Toda hora é hora

     Grande cirurgião, famoso internacionalmente, muito competente, simpático, educado, era o tipo ideal para se conhecer e sustentar uma amizade. 
     Bem casado, tinha um filho, o único, que era sua maior alegria e a quem dedicava a maior atenção. Dizia sempre que o filho teria caminho livre para escolher sua profissão, de maneira alguma o influenciaria para uma carreira, nem mesmo a de médico. Qualquer que fosse a escolha do filho, ele teria todo o seu apoio. 
     Operava dois ou três dias por semana, sempre pela manhã ou à tarde, e de maneira alguma durante a noite. Os hospitais e médicos, sabendo de sua intransigência, jamais o convocavam para o serviço noturno. Chamavam profissionais de outras cidades na hipótese de casos considerados graves e inadiáveis. 
     Durante os períodos da manhã e da tarde ele não se furtava de nenhuma tarefa, independentemente de distância, da gravidade do caso ou até mesmo de receber ou não pelos serviços prestados. Era muito querido e estimado por colegas e clientes. Ninguém entendia aquela mania. 
     Havia comentários de todos os tipos com referência a sua negativa de trabalhar à noite: enxergava mal, já estaria cansado, era supersticioso, etc. Mas ele mesmo dizia que agia dessa forma porque gostava de ficar em casa nesse período com a esposa e o filho, analisando operações realizadas durante o dia, lendo e se aperfeiçoando, pesquisando, e por aí a fora. Depois que passou a se dedicar à cirurgia geral, adquirindo nome e fama, isso há mais de vinte e cinco anos, jamais recebeu ou atendeu chamadas noturnas. Diziam que não trabalhava à noite porque, cansado, não poderia produzir dentro de sua real capacidade. Outra hipótese. 
     Quase três horas da madrugada, a campainha soa nervosa e insistentemente, falatório na porta de entrada, clima de nervosismo, até que o famoso médico, devidamente agasalhado, aparece e pergunta qual o motivo de tanta agitação. Obtém a resposta de um policial seu conhecido : “ Houve um desastre sério, um ônibus foi atropelado pelo trem da madrugada e vários feridos estão em estado desesperador e há várias cirurgias a serem feitas !” 
     O policial, sabendo da maneira de ser daquele médico, falou tudo o que tinha para falar e esperou, sem ânimo algum, pela resposta. Informou que os médicos da cidade não venciam atender a todos os feridos e os médicos das cidades vizinhas não chegariam a tempo. Era um caso de misericórdia. 

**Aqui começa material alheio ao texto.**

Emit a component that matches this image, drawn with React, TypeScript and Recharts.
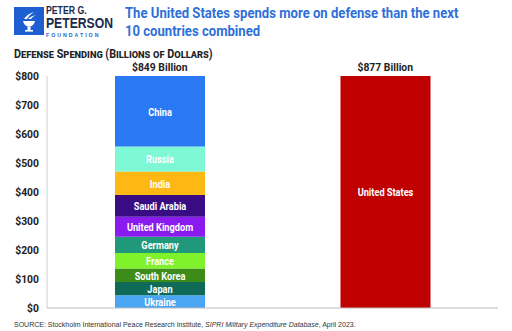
import { Bar, BarChart, LabelList, XAxis, YAxis } from "recharts"

const COLUMNS = ["Others", "United States"]
const TOTAL_LABELS = ["$849 Billion", "$877 Billion"]

// bottom to top, billions of dollars
const COUNTRIES = [
  "Ukraine",
  "Japan",
  "South Korea",
  "France",
  "Germany",
  "United Kingdom",
  "Saudi Arabia",
  "India",
  "Russia",
  "China",
]
const COUNTRY_SPENDING = [44, 46, 46.4, 53.6, 55.8, 68.5, 75, 81.4, 86.4, 292]
const COUNTRY_COLORS = [
  "#4aa6f3",
  "#0f6b57",
  "#3d8c1a",
  "#80f22b",
  "#20997a",
  "#8a1bef",
  "#3a0c84",
  "#fdb813",
  "#7df7d4",
  "#2b79f2",
]
const US_SPENDING = 877
const US_COLOR = "#c00000"

const Y_TICKS = [0, 100, 200, 300, 400, 500, 600, 700, 800]

const TITLE_LINES = ["The United States spends more on defense than the next", "10 countries combined"]

const FONT = "Roboto, 'Liberation Sans', sans-serif"
const PLOT_TOP = 76

const data = COLUMNS.map((name, i) => {
  const row: Record<string, string | number> = { name }
  if (i === 0) COUNTRIES.forEach((c, j) => (row[c] = COUNTRY_SPENDING[j]))
  else row["United States"] = US_SPENDING
  return row
})

const series = [
  ...COUNTRIES.map((c, i) => ({ key: c, color: COUNTRY_COLORS[i] })),
  { key: "United States", color: US_COLOR },
]

// narrow bold text, squeezed horizontally around its anchor
const Narrow = ({ x, y, children, size, fill, anchor = "middle", sx = 0.84 }: any) => (
  <text
    transform={`translate(${x},${y}) scale(${sx},1)`}
    textAnchor={anchor}
    dominantBaseline="central"
    fill={fill}
    fontSize={size}
    fontWeight="bold"
    fontFamily={FONT}
  >
    {children}
  </text>
)

const segmentLabel = (name: string) => (props: any) => {
  const vb = props.viewBox ?? props
  if (!props.value || !vb || vb.height == null) return null
  const top = Math.max(vb.y, PLOT_TOP)
  const cy = (top + vb.y + vb.height) / 2
  return (
    <Narrow x={vb.x + vb.width / 2} y={cy + 0.5} size={11.5} fill="#fff" sx={0.8}>
      {name}
    </Narrow>
  )
}

const TopTick = (props: any) => (
  <Narrow x={props.x} y={props.y - 7} size={11.5} fill="#222" sx={0.9}>
    {TOTAL_LABELS[props.index]}
  </Narrow>
)

const YTick = (props: any) => (
  <Narrow x={props.x} y={props.y} size={11.5} fill="#222" anchor="end" sx={0.9}>
    {`$${props.payload.value}`}
  </Narrow>
)

const Logo = () => (
  <svg width={30} height={28} viewBox="0 0 30 28">
    <rect width={30} height={28} fill="#1d5fd1" />
    <path d="M9 14 H21 Q20 19 15 20 Q10 19 9 14 Z" fill="#fff" />
    <rect x={13.5} y={20} width={3} height={3} fill="#fff" />
    <rect x={11} y={23} width={8} height={1.6} fill="#fff" />
    <path d="M10 12 Q13 7 20 5 Q15 8 13 12 Z" fill="#fff" />
    <path d="M14 12 Q17 9 22 8 Q18 10 17 12 Z" fill="#fff" />
  </svg>
)

export default function App() {
  return (
    <div
      style={{
        position: "absolute",
        left: 0,
        top: 0,
        width: 512,
        height: 331,
        background: "#fff",
        overflow: "hidden",
      }}
    >
      <div style={{ position: "absolute", left: 14, top: 7 }}>
        <Logo />
      </div>
      <div
        style={{
          position: "absolute",
          left: 46,
          top: 6,
          fontFamily: "'Liberation Sans', Arial, sans-serif",
          fontWeight: "bold",
          color: "#1b2a4a",
          lineHeight: 1,
          transform: "scaleX(0.87)",
          transformOrigin: "left top",
          whiteSpace: "nowrap",
        }}
      >
        <div style={{ fontSize: 10 }}>PETER G.</div>
        <div style={{ fontSize: 14 }}>PETERSON</div>
        <div style={{ fontSize: 6, letterSpacing: 2.3, color: "#1d5fd1", marginTop: 1.5 }}>
          FOUNDATION
        </div>
      </div>
      {TITLE_LINES.map((line, i) => (
        <div
          key={line}
          style={{
            position: "absolute",
            left: 125,
            top: 5 + i * 18,
            fontFamily: FONT,
            fontWeight: "bold",
            fontSize: 15.5,
            lineHeight: "16px",
            color: "#2f6fd9",
            whiteSpace: "nowrap",
            transform: "scaleX(0.845)",
            transformOrigin: "left top",
          }}
        >
          {line}
        </div>
      ))}
      <div
        style={{
          position: "absolute",
          left: 14,
          top: 47,
          fontFamily: FONT,
          fontWeight: "bold",
          fontSize: 12,
          fontVariant: "small-caps",
          color: "#222",
          whiteSpace: "nowrap",
          transform: "scaleX(0.9)",
          transformOrigin: "left top",
        }}
      >
        Defense Spending (Billions of Dollars)
      </div>

      <div style={{ position: "absolute", left: 0, top: 0 }}>
        <BarChart
          width={512}
          height={331}
          data={data}
          margin={{ top: PLOT_TOP - 14, right: 14, bottom: 22, left: 0 }}
          barSize={90}
        >
          <XAxis dataKey="name" tick={false} tickLine={false} height={1} stroke="#bdbdbd" />
          <XAxis
            xAxisId="top"
            dataKey="name"
            orientation="top"
            height={14}
            axisLine={false}
            tickLine={false}
            tickSize={0}
            tick={<TopTick />}
          />
          <YAxis
            type="number"
            domain={[0, 800]}
            ticks={Y_TICKS}
            allowDataOverflow
            width={47}
            tickLine={false}
            stroke="#cfcfcf"
            tick={<YTick />}
          />
          {series.map((s) => (
            <Bar
              key={s.key}
              dataKey={s.key}
              stackId="a"
              fill={s.color}
              isAnimationActive={false}
            >
              <LabelList dataKey={s.key} content={segmentLabel(s.key)} />
            </Bar>
          ))}
        </BarChart>
      </div>

      <div
        style={{
          position: "absolute",
          left: 14,
          top: 321,
          fontFamily: "'Liberation Sans', Arial, sans-serif",
          fontSize: 7,
          color: "#333",
          whiteSpace: "nowrap",
        }}
      >
        SOURCE: Stockholm International Peace Research Institute, <i>SIPRI Military Expenditure Database</i>, April 2023.
      </div>
    </div>
  )
}
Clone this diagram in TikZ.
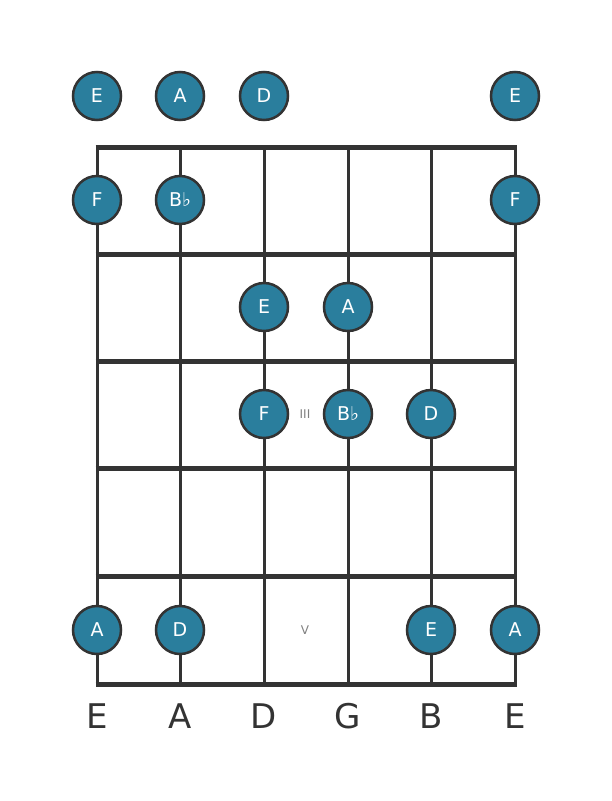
\documentclass[tikz,border=0pt]{standalone}
\usepackage{fontspec}
\setmainfont{DejaVu Sans}
\usetikzlibrary{positioning}
\definecolor{notefill}{HTML}{2A7E9D}
\definecolor{ink}{HTML}{333333}

\begin{document}
\begin{tikzpicture}[x=1pt,y=-1pt,
  note/.style = {draw=ink, line width=2.5pt, circle, fill=notefill, minimum size=48pt, inner sep=0pt, text=white, font=\fontsize{19}{19}\selectfont},
  fretline/.style = {draw=ink, line width=5pt},
  strline/.style = {draw=ink, line width=3pt},
  fretmark/.style = {text=gray, font=\fontsize{12}{12}\selectfont},
  tuning/.style = {text=ink, font=\fontsize{34}{34}\selectfont}]
  \useasboundingbox (0,0) rectangle (611,801);
  % strings and frets
  \foreach \x in {97,180,264,348,431,515}
    \draw[strline] (\x,147) -- (\x,684);
  \foreach \y in {147,254,361,468,576,684}
    \draw[fretline] (95.5,\y) -- (516.5,\y);
  % fret markers
  \node[fretmark] (m3) at (305,414) {III};
  \node[fretmark] (m5) at (305,630) {V};
  % open strings
  \node[note] (o1) at (97,96) {E};
  \node[note] (o2) at (180,96) {A};
  \node[note] (o3) at (264,96) {D};
  \node[note] (o6) at (515,96) {E};
  % fret 1
  \node[note] (f1s1) at (97,200) {F};
  \node[note] (f1s2) at (180,200) {B♭};
  \node[note] (f1s6) at (515,200) {F};
  % fret 2
  \node[note] (f2s3) at (264,307) {E};
  \node[note] (f2s4) at (348,307) {A};
  % fret 3
  \node[note] (f3s3) at (264,414) {F};
  \node[note] (f3s4) at (348,414) {B♭};
  \node[note] (f3s5) at (431,414) {D};
  % fret 5
  \node[note] (f5s1) at (97,630) {A};
  \node[note] (f5s2) at (180,630) {D};
  \node[note] (f5s5) at (431,630) {E};
  \node[note] (f5s6) at (515,630) {A};
  % tuning
  \node[tuning] (t1) at (97,716) {E};
  \node[tuning] (t2) at (180,716) {A};
  \node[tuning] (t3) at (264,716) {D};
  \node[tuning] (t4) at (348,716) {G};
  \node[tuning] (t5) at (431,716) {B};
  \node[tuning] (t6) at (515,716) {E};
\end{tikzpicture}
\end{document}
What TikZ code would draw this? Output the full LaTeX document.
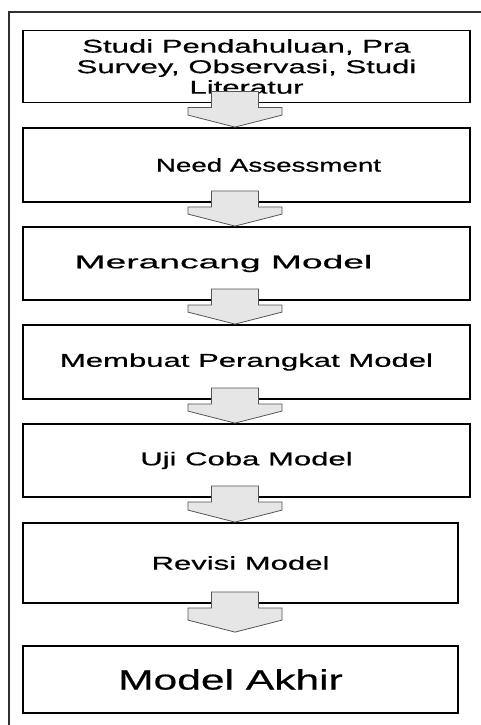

     Chegando ao hospital o médico constatou que o paciente, já na mesa de operação, pronto para ser operado, era o que corria maior perigo e poderia não suportar por mais tempo tanto sofrimento. Toda a dedicação e todo o conhecimento do médico vieram à tona e, por mais de quatro horas, operou-se, colocaram-se pinos, costuraram- se cortes naquele corpo jovem mas bastante maltratado pelo desastre. 
     Depois de tudo terminado o médico soube que havia salvado o filho de seu pior inimigo político. Calmamente sorriu, pensando em seu filho. 
     No dia seguinte outra placa foi colocada ao lado da placa antiga, na entrada de sua casa, com os seguintes dizeres: “Atende-se a qualquer hora” 
 

Novembro de 2009
Nota do Autor: Conto de pura ficção.